Combining simultaneous confidence intervals

In the current version of metagam, it is possible to combine simultaneous confidence intervals for each separate fit. The critical value multiplied by the standard errors is then used as the weight when it is meta analytically combined. Significance testing can be done by checking if it is possible to fit a constant function within the simultaneous confidence bands, which is the same as checking whether the maximum of the lower band across the range of x-values is larger than the minimum of the upper band across the range of x-values. We illustrate it here.

set.seed(124)
datasets <- lapply(1:5, function(x) gamSim(scale = 5, verbose = FALSE))

models <- lapply(datasets, function(dat){
  model <- gam(y ~ s(x2, bs = "cr"), data = dat)
  strip_rawdata(model)
})

meta_analysis <- metagam(models, terms = "s(x2)", grid_size = 100,
                         nsim = 10000, ci_alpha = .05)

Convenience functions will be added later, but for now it is a bit manual. Notice that the outer bands are bigger.
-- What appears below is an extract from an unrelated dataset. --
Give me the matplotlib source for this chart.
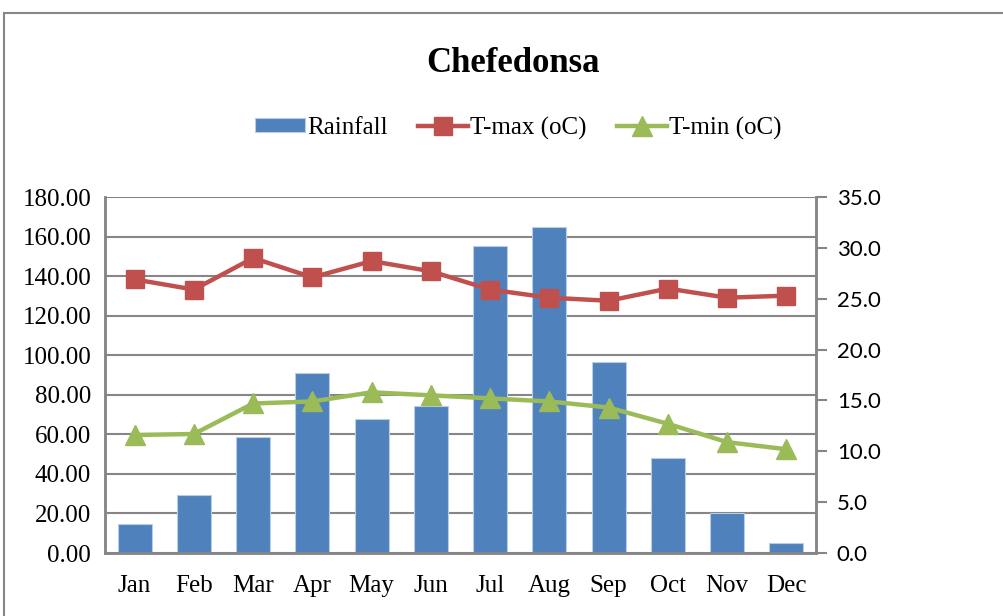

sim_conf <- meta_analysis$sim_ci
ptw_conf <- meta_analysis$meta_estimates
ggplot(sim_conf, aes(x = x2)) + 
  geom_line(aes(y = pred)) + 
  geom_ribbon(aes(ymin = ci_sim_lb, ymax = ci_sim_ub), alpha = .3) + 
  geom_ribbon(data = ptw_conf, aes(ymin = ci.lb, ymax = ci.ub), alpha = .3)

The p-value is printed with the model summary. In order to get more digits after the decimal point in the p-value, increase the nsim argument.

summary(meta_analysis)
#> Meta-analysis of GAMs from 5 cohorts, using method FE.
#> 
#> Smooth terms analyzed: s(x2). P-value for smooth term: <1e-04

Does it work?

We shouldn’t trust a single example, so here we will show some simulations. We do this by simulating a case where the true relationship is zero, and check if the distribution of p-values is close to uniform?

library(parallel)
cl <- makeCluster(10)
pvals <- parLapply(
  cl = cl, X = 1:100, fun = function(x){
    models <- lapply(1:5, function(i){
      dat <- data.frame(x = runif(100), y = rnorm(100))
      mod <- mgcv::gam(y ~ s(x, bs = "cr"), data = dat)
      metagam::strip_rawdata(mod)
      })
    metagam::metagam(models, nsim = 1000, ci_alpha = .05)$meta_pval
  }
)
stopCluster(cl)

plot(qunif(seq(from = 0, to = 1, length.out = 100)), 
     sort(as.numeric(unlist(pvals))),
     xlab = "Theoretical quantile",
     ylab = "Data quantile")